Cuando supe del
estreno de la obra cubana Chamaco
(2005) del dramaturgo Abel González Melo (La Habana, 1980), recordé todo lo
leído sobre “tan maravilloso texto”, como nos lo reveló, años ha, el artista
Alberto Sarraín. Salí a devorar y
disfrutar, precisamente ese Viernes Santo de 2017, aquel espectáculo ambientado
y realizado en una teatral Caracas, entre el lunes 23 y el
jueves 26 de diciembre de un año de esta década, protagonizado por el joven Kárel Darín que debe venderse a otros hombres para
sobrevivir, pero quien no olvida que deberá superar tan desagradables
circunstancias y trabajar de otra manera para casarse o amar sin obstáculos a
Silvia Dépaz.
Esperaba ver no solo
una montaje sobre unos líos de gays, bisexuales y travestidos (toda la
quincalla LGTBI), con un policía corrupto y un transexual que vende flores y
otras cosas más, una hermosa vieja que filosofa, un muchacho que no sabe como
combinar trabajo, estudio y sus impulsos hormonales, un tío borracho y
abiertamente homosexual y un papá acosado por sus instintos.

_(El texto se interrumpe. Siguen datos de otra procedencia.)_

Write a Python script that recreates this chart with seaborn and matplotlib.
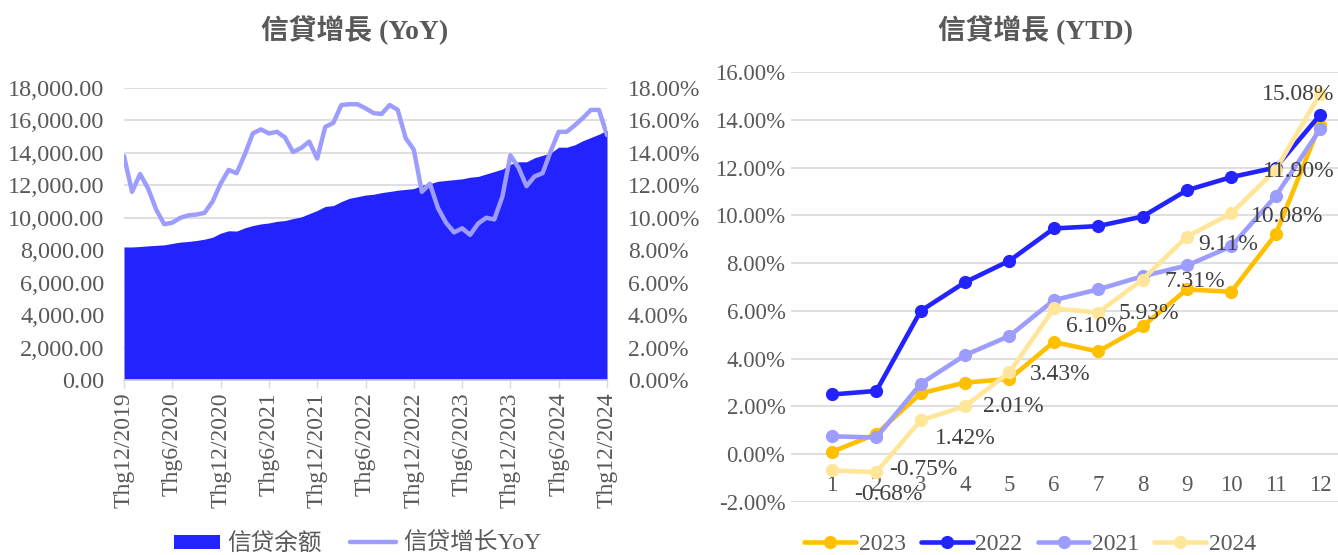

Confié en que la
temática de las conductas sexuales fuese solo un pretexto para proponer una
reflexión sobre la descomposición moral y ética de la tradicional familia
burguesa, agravada por la crisis económica que agobia a los sectores menos
favorecidos de esa urbe que escénicamente era Caracas con una teatralización de
la conocida guerra económica. Una inteligente descarga sobre la desvalorización
de una sociedad, donde el poder, la autoridad y las relaciones familiares son
los estratos gravemente afectados por un asesinato. Confié en que no me
dormiría ni estaría tranquilo de principio a fin.
Y eso fue lo que
pasó. Chamaco es una bofetada más a
una comunidad que está de espaldas a los problemas más urgentes de sus
habitantes, donde escasea la seguridad y es patética la carencia de comida para
cuerpos y almas (o sea el amor y la amistad). Es otro alerta para estas
naciones americanas donde las conductas sexuales están normadas por anacrónicos
conceptos religiosos, donde se quiere imponer una segunda Edad Media.
Ese texto es tan
compacto, como los 64 escaques –negros y blancos -de un tablero de ajedrez,
donde todo fue calculado y llevado a una síntesis. Nada sobra, todo es preciso.
Hay, pues, depurada calidad idiomática y los mecanismos tradicionales del
teatro están logrados en su plenitud. Tienen razón los otros espectadores y los
críticos al exaltarla y consagrarla como un clásico del buen teatro cubano, o
sea americano
La puesta en escena
austera y sin pretensiones de espectacularidad, ceñida a las acotaciones del
autor. Se inicia en plena celebración de una
Nochebuena, momento en el cual dos muchachos se juegan el destino sobre un
tablero de ajedrez, materializando la prostitución homosexual, con navajas y huellas de sangre hasta desencadenar la rocambolesca trama, cuyo
final dejará sin aliento al público, después de 90 minutos de intenso trabajo
escénico.
Y todo ese espacio escénico, con una
escenografía minimalista y limitado por un foro con la silueta del Guaraira
Repano o monte Ávila y su Cruz de Navidad, para recordarle al público que eso
pasa o puede pasar o está ocurriendo en esa Caracas navideña. Casi se podría
decir que es un panfleto visual, pero ante la calidad de su texto y los
desempeños actorales se le “perdonan” esos excesos al director Mario Crespo, un
artista que hasta ahora era más conocido en el cine y la televisión locales. Un
respetuoso puestista y preciso conductor.